By Saj Karsan, Tuesday, January 12, 2010, 6:35 AM | Forward Industries | 1 comments »
Unfortunately, there are some elements which reduce this stock's appeal as a potential value investment. These elements all have to do with management's intentions. Usually, a company that hasn't made money in the last three years would serve as an acquisition target. In this case, however, management is intent on being an acquirer! The company has hired an investment bank to help it find potential targets, meaning management is itching to spend some of the cash it has on hand.
Why might management not be interested in making a move that would increase share value (e.g. a special dividend, share buyback, or sale to another company)? One reason is the company's incentive scheme. Unfortunately, management's annual salaries represent several times their ownership stake in the company! As such, management is likely more interested in preserving their jobs and growing the company so that its reputation, status and salary continues to grow.
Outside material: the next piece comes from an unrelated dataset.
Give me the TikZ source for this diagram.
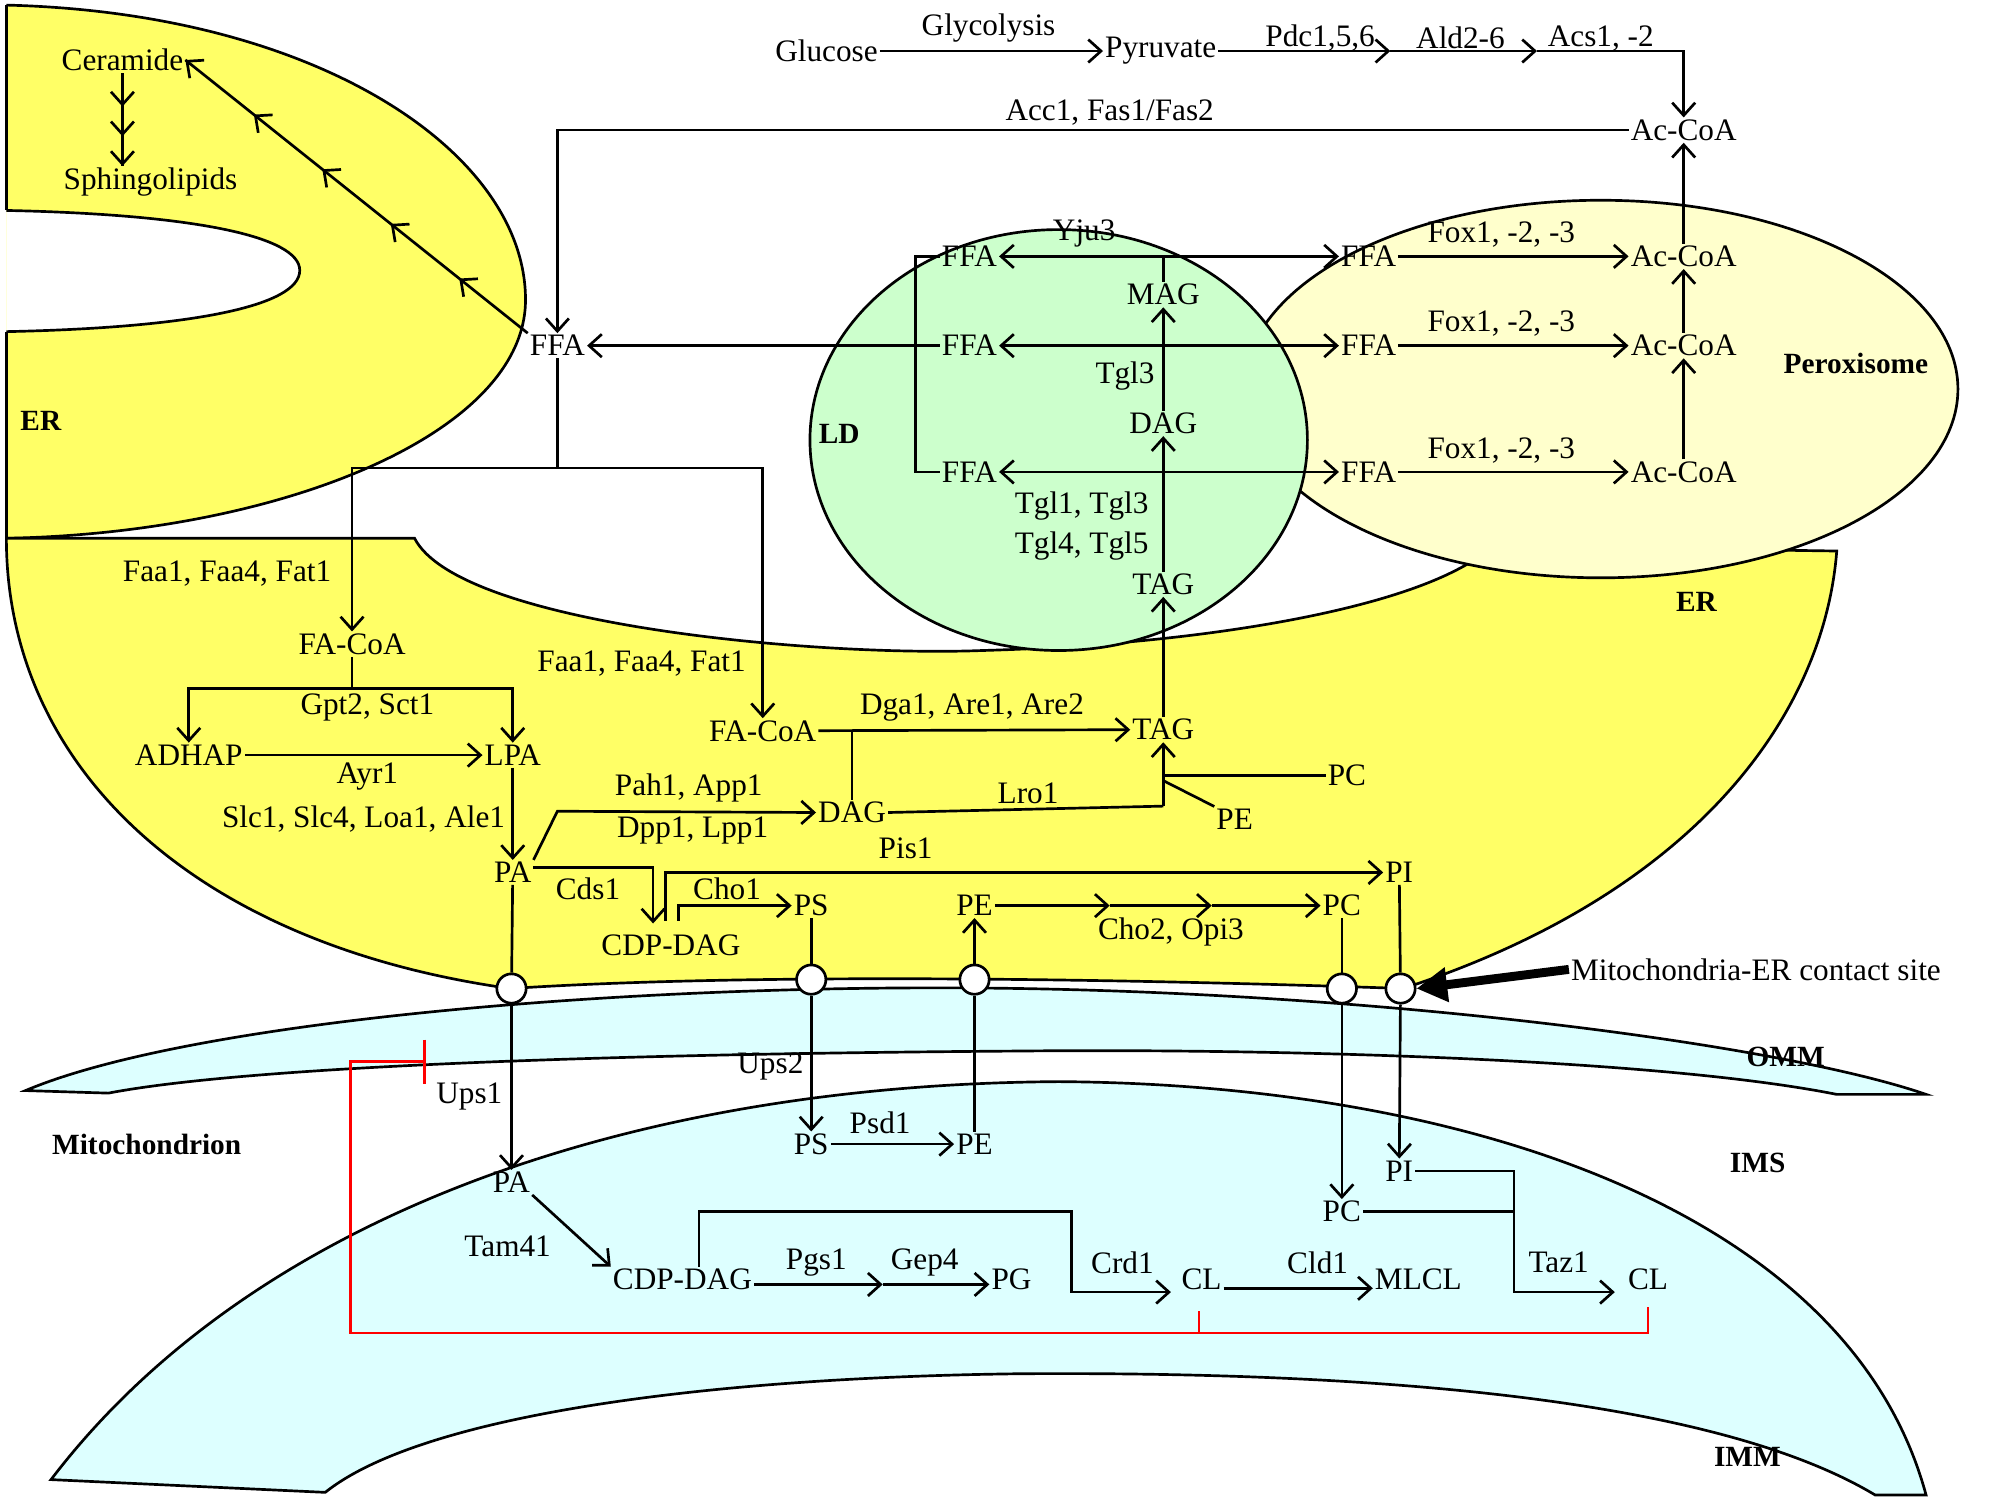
\documentclass[tikz,border=0pt]{standalone}
\usepackage{fontspec}
\setmainfont{Liberation Serif}
\usetikzlibrary{arrows.meta,decorations.markings}
\begin{document}
\begin{tikzpicture}[x=1pt,y=-1pt,
  t/.style={font=\fontsize{24.5}{28}\selectfont, inner sep=1.5pt},
  b/.style={font=\fontsize{23}{26}\selectfont\bfseries, inner sep=1pt},
  ln/.style={line width=2.1pt},
  arr/.style={ln,-{Straight Barb[length=10pt,width=18pt,line width=2.1pt]}},
  darr/.style={ln,{Straight Barb[length=10pt,width=18pt,line width=2.1pt]}-{Straight Barb[length=10pt,width=18pt,line width=2.1pt]}},
  ct/.style={circle,draw,fill=white,line width=2.1pt,minimum size=23pt,inner sep=0pt},
  midarr/.style={ln,postaction={decorate},decoration={markings,
     mark=at position 0.2 with {\arrow{Straight Barb[length=10pt,width=18pt,line width=2.1pt]}},
     mark=at position 0.4 with {\arrow{Straight Barb[length=10pt,width=18pt,line width=2.1pt]}},
     mark=at position 0.6 with {\arrow{Straight Barb[length=10pt,width=18pt,line width=2.1pt]}},
     mark=at position 0.8 with {\arrow{Straight Barb[length=10pt,width=18pt,line width=2.1pt]}},
     mark=at position 1 with {\arrow{Straight Barb[length=10pt,width=18pt,line width=2.1pt]}}}},
  triarr/.style={ln,postaction={decorate},decoration={markings,
     mark=at position 0.36 with {\arrow{Straight Barb[length=10pt,width=18pt,line width=2.1pt]}},
     mark=at position 0.68 with {\arrow{Straight Barb[length=10pt,width=18pt,line width=2.1pt]}},
     mark=at position 1 with {\arrow{Straight Barb[length=10pt,width=18pt,line width=2.1pt]}}}}]
\definecolor{ery}{RGB}{255,255,102}
\definecolor{ldg}{RGB}{204,255,204}
\definecolor{pxy}{RGB}{255,255,204}
\definecolor{mtc}{RGB}{221,255,255}
\useasboundingbox (0,0) rectangle (1568,1177);
% upper ER
\fill[ery] (5,4) .. controls (250,10) and (412,120) .. (412,235) .. controls (412,340) and (220,418) .. (5,422) -- cycle;
\draw[ln] (5,4) -- (5,165);
\draw[ln] (5,260) -- (5,422);
\draw[ln] (5,4) .. controls (250,10) and (412,120) .. (412,235) .. controls (412,340) and (220,418) .. (5,422);
\draw[ln,fill=white] (5,165) .. controls (150,168) and (235,185) .. (235,212) .. controls (235,240) and (150,257) .. (5,260);
% lower ER
\draw[ln,fill=ery] (5,422) -- (325,422) .. controls (360,490) and (640,515) .. (770,510) .. controls (950,505) and (1120,475) .. (1170,428) -- (1440,432) .. controls (1430,560) and (1330,700) .. (1100,775) .. controls (900,768) and (600,762) .. (400,775) .. controls (150,740) and (5,600) .. (5,422) -- cycle;
% peroxisome and LD
\draw[ln,fill=pxy] (1255,305) ellipse [x radius=280, y radius=148];
\draw[ln,fill=ldg] (830,345) ellipse [x radius=195, y radius=165];
% OMM
\draw[ln,fill=mtc] (20,855) .. controls (150,800) and (500,770) .. (800,775) .. controls (1100,780) and (1400,820) .. (1510,858) -- (1440,858) .. controls (1300,830) and (1000,822) .. (800,824) .. controls (500,826) and (200,835) .. (85,857) -- cycle;
% IMM
\draw[ln,fill=mtc] (40,1160) .. controls (200,950) and (500,850) .. (830,848) .. controls (1150,850) and (1450,950) .. (1510,1172) -- (1470,1172) .. controls (1350,1100) and (1100,1075) .. (800,1077) .. controls (550,1080) and (330,1110) .. (255,1170) -- cycle;

% bold labels
\node[b] at (32,330) {ER};
\node[b] at (1330,472) {ER};
\node[b] at (658,340) {LD};
\node[b] at (1455,285) {Peroxisome};
\node[b] at (1400,829) {OMM};
\node[b] at (115,897) {Mitochondrion};
\node[b] at (1378,912) {IMS};
\node[b] at (1370,1142) {IMM};

% top pathway
\node[t] (glu) at (648,40) {Glucose};
\node[t] (pyr) at (910,40) {Pyruvate};
\node[t] at (775,22) {Glycolysis};
\node[t] at (1035,30) {Pdc1,5,6};
\node[t] at (1145,30) {Ald2-6};
\node[t] at (1255,30) {Acs1, -2};
\node[t] (ac0) at (1320,102) {Ac-CoA};
\node[t] at (870,88) {Acc1, Fas1/Fas2};
\coordinate (p1) at (1090,40);
\coordinate (p2) at (1205,40);
\draw[arr] (glu) -- (pyr);
\draw[arr] (pyr.east) -- (p1);
\draw[arr] (p1) -- (p2);
\draw[arr] (p2) -| (ac0.north);

% peroxisome
\node[t] (pf1) at (1073,201) {FFA};
\node[t] (pf2) at (1073,271) {FFA};
\node[t] (pf3) at (1073,370) {FFA};
\node[t] (pa1) at (1320,201) {Ac-CoA};
\node[t] (pa2) at (1320,271) {Ac-CoA};
\node[t] (pa3) at (1320,370) {Ac-CoA};
\node[t] at (1177,184) {Fox1, -2, -3};
\node[t] at (1177,254) {Fox1, -2, -3};
\node[t] at (1177,353) {Fox1, -2, -3};
\draw[arr] (pf1) -- (pa1);
\draw[arr] (pf2) -- (pa2);
\draw[arr] (pf3) -- (pa3);
\draw[arr] (pa3) -- (pa2);
\draw[arr] (pa2) -- (pa1);
\draw[arr] (pa1) -- (ac0);

% LD
\node[t] (lf1) at (760,201) {FFA};
\node[t] (lf2) at (760,271) {FFA};
\node[t] (lf3) at (760,370) {FFA};
\node[t] (mag) at (912,231) {MAG};
\node[t] (dag1) at (912,332) {DAG};
\node[t] (tag1) at (912,458) {TAG};
\node[t] at (850,183) {Yju3};
\node[t] at (882,295) {Tgl3};
\node[t] at (848,397) {Tgl1, Tgl3};
\node[t] at (848,428) {Tgl4, Tgl5};
\draw[darr] (lf1) -- (pf1);
\draw[darr] (lf2) -- (pf2);
\draw[darr] (lf3) -- (pf3);
\coordinate (v1) at (718,201);
\coordinate (v3) at (718,370);
\draw[ln] (lf1.west) -- (v1) -- (v3) -- (lf3.west);
\draw[ln] (mag.north) -- (mag.north |- lf1);
\draw[arr] (dag1) -- (mag);
\draw[arr] (tag1) -- (dag1);

% upper ER
\node[t] (ffa0) at (437,271) {FFA};
\node[t] (cer) at (96,47) {Ceramide};
\node[t] (sph) at (118,143) {Sphingolipids};
\draw[arr] (lf2) -- (ffa0);
\draw[arr] (ac0.west) -| (ffa0.north);
\draw[midarr] (ffa0.north west) -- (cer.east);
\draw[triarr] (cer.south) -- (sph.north -| cer.south);

% lower ER
\node[t] at (178,450) {Faa1, Faa4, Fat1};
\node[t] (fac1) at (276,505) {FA-CoA};
\node[t] at (288,555) {Gpt2, Sct1};
\node[t] (adhap) at (148,592) {ADHAP};
\node[t] (lpa) at (402,592) {LPA};
\node[t] at (288,609) {Ayr1};
\node[t] at (285,642) {Slc1, Slc4, Loa1, Ale1};
\node[t] (pa1e) at (402,684) {PA};
\node[t] at (503,520) {Faa1, Faa4, Fat1};
\node[t] (fac2) at (598,573) {FA-CoA};
\node[t] at (762,555) {Dga1, Are1, Are2};
\node[t] (tag2) at (912,572) {TAG};
\node[t] (dag2) at (668,637) {DAG};
\node[t] at (540,618) {Pah1, App1};
\node[t] at (543,651) {Dpp1, Lpp1};
\node[t] at (806,622) {Lro1};
\node[t] (pcer) at (1056,608) {PC};
\node[t] (peer) at (968,642) {PE};
\node[t] at (710,665) {Pis1};
\node[t] at (461,697) {Cds1};
\node[t] (cdp1) at (526,741) {CDP-DAG};
\node[t] at (570,697) {Cho1};
\node[t] (ps1) at (636,710) {PS};
\node[t] (pe1) at (764,710) {PE};
\node[t] (pc1) at (1052,710) {PC};
\node[t] (pi1) at (1097,684) {PI};
\node[t] at (918,731) {Cho2, Opi3};

\coordinate (j1) at (437,367);
\draw[ln] (ffa0.south) -- (j1);
\draw[arr] (j1) -| (fac1.north);
\draw[arr] (j1) -| (fac2.north);
\coordinate (j2) at (276,540);
\draw[ln] (fac1.south) -- (j2);
\draw[arr] (j2) -| (adhap.north);
\draw[arr] (j2) -| (lpa.north);
\draw[arr] (adhap) -- (lpa);
\draw[arr] (lpa) -- (pa1e);
\draw[arr] (fac2) -- (tag2);
\draw[ln] (dag2.north) -- (dag2.north |- fac2);
\coordinate (k1) at (437,636);
\draw[arr] (pa1e.north east) -- (k1) -- (dag2.west);
\coordinate (j3) at (912,632);
\draw[ln] (dag2.east) -- (j3);
\draw[arr] (j3) -- (tag2.south);
\coordinate (j4) at (912,608);
\draw[ln] (pcer.west) -- (j4);
\coordinate (j5) at (912,612);
\draw[ln] (peer.north west) -- (j5);
\draw[arr] (tag2) -- (tag1);
\coordinate (k2) at (512,680);
\coordinate (k3) at (512,724);
\draw[arr] (pa1e.east |- k2) -- (k2) -- (k3);
\coordinate (k4) at (522,722);
\draw[arr] (k4) |- (pi1.west);
\coordinate (k5) at (532,722);
\draw[arr] (k5) |- (ps1.west);
\coordinate (e1) at (870,710);
\coordinate (e2) at (950,710);
\draw[arr] (pe1.east) -- (e1);
\draw[arr] (e1) -- (e2);
\draw[arr] (e2) -- (pc1.west);

% contact sites
\node[ct] (c1) at (401,775) {};
\node[ct] (c2) at (636,768) {};
\node[ct] (c3) at (764,768) {};
\node[ct] (c4) at (1052,775) {};
\node[ct] (c5) at (1098,775) {};
\node[t,anchor=west] (mcs) at (1230,760) {Mitochondria-ER contact site};
\draw[line width=7pt,-{Triangle[length=24pt,width=26pt]}] (mcs.west) -- (c5.east);

% mitochondrion
\node[t] (pa2m) at (401,927) {PA};
\node[t] (ps2) at (636,897) {PS};
\node[t] (pe2) at (764,897) {PE};
\node[t] (pc2) at (1052,950) {PC};
\node[t] (pi2) at (1097,918) {PI};
\node[t] at (604,836) {Ups2};
\node[t] (ups1) at (368,860) {Ups1};
\node[t] at (690,880) {Psd1};
\node[t] at (398,977) {Tam41};
\node[t] (cdp2) at (535,1003) {CDP-DAG};
\node[t] at (640,990) {Pgs1};
\node[t] at (725,990) {Gep4};
\node[t] (pg) at (793,1003) {PG};
\node[t] at (880,990) {Crd1};
\node[t] (cl1) at (942,1003) {CL};
\node[t] at (1033,990) {Cld1};
\node[t] (mlcl) at (1112,1003) {MLCL};
\node[t] at (1222,990) {Taz1};
\node[t] (cl2) at (1292,1003) {CL};

\draw[ln] (pa1e) -- (c1);  \draw[arr] (c1) -- (pa2m);
\draw[ln] (ps1) -- (c2);   \draw[arr] (c2) -- (ps2);
\draw[ln] (pe2) -- (c3);   \draw[arr] (c3) -- (pe1);
\draw[ln] (pc1) -- (c4);   \draw[arr] (c4) -- (pc2);
\draw[ln] (pi1) -- (c5);   \draw[arr] (c5) -- (pi2);
\draw[arr] (ps2) -- (pe2);
\draw[arr] (pa2m.south east) -- (cdp2.north west);
\coordinate (g1) at (692,1007);
\draw[arr] (cdp2.east |- g1) -- (g1);
\draw[arr] (g1) -- (pg.west |- g1);
\coordinate (d1) at (548,950);
\coordinate (d2) at (840,950);
\coordinate (d3) at (840,1013);
\coordinate (d4) at (918,1013);
\draw[arr] (cdp2.north -| d1) -- (d1) -- (d2) -- (d3) -- (d4);
\draw[arr] (cl1.east |- 0,1010) -- (mlcl.west |- 0,1010);
\coordinate (f1) at (1187,918);
\coordinate (f2) at (1187,1013);
\coordinate (f3) at (1266,1013);
\draw[arr] (pi2.east) -- (f1) -- (f2) -- (f3);
\draw[ln] (pc2.east) -- (pc2.east -| f1);

% red inhibition
\coordinate (r0) at (333,832);
\coordinate (r1) at (275,832);
\coordinate (r2) at (275,1045);
\coordinate (r3) at (1292,1045);
\draw[red,line width=2.1pt] (333,815) -- (333,850);
\draw[red,line width=2.1pt] (r0) -- (r1) -- (r2) -- (r3) -- (1292,1025);
\draw[red,line width=2.1pt] (940,1045) -- (940,1028);
\end{tikzpicture}
\end{document}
Management also appears cognizant that a large number of shareholders are opposed to acquisitions and would prefer the cash to be paid out. This can be seen by the way management is trying to alter the corporation's articles to reduce the number of shareholder votes necessary in order to approve an acquisition (Voting Item #3)!
Sometimes, a company can look like a value play, but management's incentives are not aligned with shareholders, and as such reducing the gap between price and value is not a priority. In such situations, investors may wish to steer clear or demand a larger margin of safety.